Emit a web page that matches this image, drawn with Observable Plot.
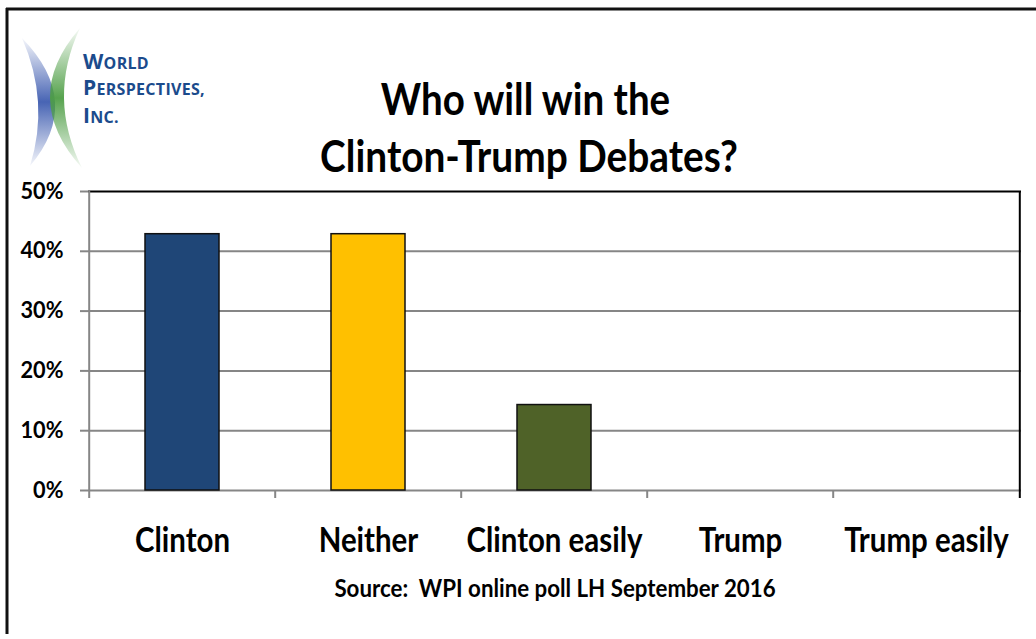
<!DOCTYPE html>
<html>
<head>
<meta charset="utf-8">
<script src="https://cdn.jsdelivr.net/npm/d3@7"></script>
<script src="https://cdn.jsdelivr.net/npm/@observablehq/plot@0.6"></script>
<style>
  html, body { margin: 0; padding: 0; background: #fff; }
  #wrap { position: relative; width: 1036px; height: 639px; overflow: hidden; background: #fff; }
  #wrap > svg { position: absolute; left: 0; top: 0; }
</style>
</head>
<body>
<div id="wrap"></div>
<script>
// ---- data ----
const categories = ["Clinton", "Neither", "Clinton easily", "Trump", "Trump easily"];
const values = [42.86, 42.86, 14.29, 0, 0];
const barColors = ["#1F4677", "#FFC000", "#4F6228", "#C0504D", "#9BBB59"];
const yTicks = [0, 10, 20, 30, 40, 50];
const titleLines = ["Who will win the", "Clinton-Trump Debates?"];
const sourceText = "Source:  WPI online poll LH September 2016";
const logoLines = [["W", "ORLD"], ["P", "ERSPECTIVES,"], ["I", "NC."]];

const data = categories.map((c, i) => ({category: c, value: values[i]}));

// ---- layout ----
const W = 1036, H = 639, mL = 88, mR = 15, mT = 191, mB = 149;
const step = (W - mL - mR) / categories.length;
const FONT = "Lato, 'Open Sans', sans-serif";

const ctx = document.createElement("canvas").getContext("2d");
function fit(text, size, target) {
  ctx.font = `bold ${size}px Lato`;
  return target / ctx.measureText(text).width;
}
const sxCat = fit("Clinton easily", 35, 176);
const sxY = fit("50%", 22, 43);
const sxT1 = fit(titleLines[0], 43, 291);
const sxT2 = fit(titleLines[1], 43, 418);
const sxSrc = fit(sourceText, 24, 442);

const chart = Plot.plot({
  width: W, height: H,
  marginLeft: mL, marginRight: mR, marginTop: mT, marginBottom: mB,
  style: {fontFamily: FONT, fontWeight: "bold", color: "#000", background: "transparent"},
  x: {domain: categories, paddingInner: 0.6, paddingOuter: 0.3, axis: null, label: null},
  y: {domain: [0, 50], axis: null, label: null},
  color: {domain: categories, range: barColors},
  marks: [
    Plot.gridY(yTicks.filter(d => d > 0 && d < 50), {stroke: "#868686", strokeOpacity: 1, strokeWidth: 2}),
    Plot.ruleY([0], {stroke: "#868686", strokeWidth: 2}),
    Plot.barY(data, {filter: d => d.value > 0, x: "category", y: "value", fill: "category", stroke: "#111", strokeWidth: 1.5}),
    Plot.ruleY([50], {stroke: "#000", strokeWidth: 2}),
    Plot.ruleX([categories[0]], {dx: -step / 2, y1: 0, y2: 50, stroke: "#868686", strokeWidth: 2}),
    Plot.ruleX([categories[categories.length - 1]], {dx: step / 2, y1: 0, y2: 50, stroke: "#000", strokeWidth: 2}),
    Plot.axisY(yTicks, {label: null, tickSize: 8, tickPadding: 17, stroke: "#868686", strokeWidth: 2, fontSize: 22, tickFormat: d => d + "%"}),
    Plot.axisX(categories, {label: null, tickSize: 8, dx: -step / 2, stroke: "#868686", strokeWidth: 2, tickFormat: () => ""}),
    Plot.axisX([categories[categories.length - 1]], {label: null, tickSize: 8, dx: step / 2, stroke: "#000", strokeWidth: 2, tickFormat: () => ""}),
    Plot.axisX(categories, {label: null, tickSize: 0, tickPadding: 37, fontSize: 35})
  ]
});

// squeeze axis text horizontally to mimic the narrow original face
function squeeze(t, sx) {
  const x = +t.getAttribute("x") || 0;
  if (x) t.setAttribute("x", x / sx);
  const tr = t.getAttribute("transform") || "";
  t.setAttribute("transform", (tr + ` scale(${sx},1)`).trim());
}
chart.querySelectorAll("g[aria-label='y-axis tick label'] text").forEach(t => squeeze(t, sxY));
chart.querySelectorAll("g[aria-label='x-axis tick label'] text").forEach(t => { if (t.textContent) squeeze(t, sxCat); });

const wrap = document.getElementById("wrap");
wrap.appendChild(chart);

// overlay: frame, logo, title, source
const ns = "http://www.w3.org/2000/svg";
const ov = d3.select(wrap).append("svg")
  .attr("xmlns", ns).attr("width", W).attr("height", H)
  .style("pointer-events", "none");

// outer frame (top and left edges visible in original)
ov.append("line").attr("x1", 6).attr("x2", W).attr("y1", 9).attr("y2", 9).attr("stroke", "#111").attr("stroke-width", 3);
ov.append("line").attr("x1", 7).attr("x2", 7).attr("y1", 8).attr("y2", 634).attr("stroke", "#111").attr("stroke-width", 3);

// logo crescents
const defs = ov.append("defs");
function grad(id, color) {
  const g = defs.append("linearGradient").attr("id", id).attr("x1", 0).attr("y1", 0).attr("x2", 0).attr("y2", 1);
  g.append("stop").attr("offset", "0%").attr("stop-color", color).attr("stop-opacity", 0.05);
  g.append("stop").attr("offset", "50%").attr("stop-color", color).attr("stop-opacity", 0.95);
  g.append("stop").attr("offset", "100%").attr("stop-color", color).attr("stop-opacity", 0.05);
}
grad("gBlue", "#3E5CB0");
grad("gGreen", "#4E9E45");
ov.append("path").attr("d", "M22,38 Q84,102 30,166 Q50,102 22,38 Z").attr("fill", "url(#gBlue)");
ov.append("path").attr("d", "M80,28 Q19,98 82,168 Q47,98 80,28 Z").attr("fill", "url(#gGreen)");

const logoY = [69, 95, 123];
logoLines.forEach((parts, i) => {
  const t = ov.append("text").attr("x", 83).attr("y", logoY[i])
    .attr("fill", "#1B4B8C").attr("font-family", "'Open Sans', Lato, sans-serif")
    .attr("font-weight", 700).attr("letter-spacing", 0.3);
  t.append("tspan").attr("font-size", 21).text(parts[0]);
  t.append("tspan").attr("font-size", 16).text(parts[1]);
});

// title
const titlePos = [[525.5, 115, sxT1], [529, 172, sxT2]];
titleLines.forEach((s, i) => {
  const [x, y, sx] = titlePos[i];
  ov.append("text").attr("transform", `translate(${x},${y}) scale(${sx},1)`)
    .attr("text-anchor", "middle").attr("font-family", FONT).attr("font-weight", "bold")
    .attr("font-size", 43).attr("fill", "#000").text(s);
});

// source
ov.append("text").attr("transform", `translate(555,597) scale(${sxSrc},1)`)
  .attr("text-anchor", "middle").attr("font-family", FONT).attr("font-weight", "bold")
  .attr("font-size", 24).attr("fill", "#000").style("white-space", "pre").text(sourceText);
</script>
</body>
</html>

* * * * *

## SHORT PROBLEM
Reproduce the material above exactly, first line through the line that contains "const sxSrc = fit(sourceText, 24, 442);", minus the pictures.

## RESPONSE
Emit a web page that matches this image, drawn with Observable Plot.
<!DOCTYPE html>
<html>
<head>
<meta charset="utf-8">
<script src="https://cdn.jsdelivr.net/npm/d3@7"></script>
<script src="https://cdn.jsdelivr.net/npm/@observablehq/plot@0.6"></script>
<style>
  html, body { margin: 0; padding: 0; background: #fff; }
  #wrap { position: relative; width: 1036px; height: 639px; overflow: hidden; background: #fff; }
  #wrap > svg { position: absolute; left: 0; top: 0; }
</style>
</head>
<body>
<div id="wrap"></div>
<script>
// ---- data ----
const categories = ["Clinton", "Neither", "Clinton easily", "Trump", "Trump easily"];
const values = [42.86, 42.86, 14.29, 0, 0];
const barColors = ["#1F4677", "#FFC000", "#4F6228", "#C0504D", "#9BBB59"];
const yTicks = [0, 10, 20, 30, 40, 50];
const titleLines = ["Who will win the", "Clinton-Trump Debates?"];
const sourceText = "Source:  WPI online poll LH September 2016";
const logoLines = [["W", "ORLD"], ["P", "ERSPECTIVES,"], ["I", "NC."]];

const data = categories.map((c, i) => ({category: c, value: values[i]}));

// ---- layout ----
const W = 1036, H = 639, mL = 88, mR = 15, mT = 191, mB = 149;
const step = (W - mL - mR) / categories.length;
const FONT = "Lato, 'Open Sans', sans-serif";

const ctx = document.createElement("canvas").getContext("2d");
function fit(text, size, target) {
  ctx.font = `bold ${size}px Lato`;
  return target / ctx.measureText(text).width;
}
const sxCat = fit("Clinton easily", 35, 176);
const sxY = fit("50%", 22, 43);
const sxT1 = fit(titleLines[0], 43, 291);
const sxT2 = fit(titleLines[1], 43, 418);
const sxSrc = fit(sourceText, 24, 442);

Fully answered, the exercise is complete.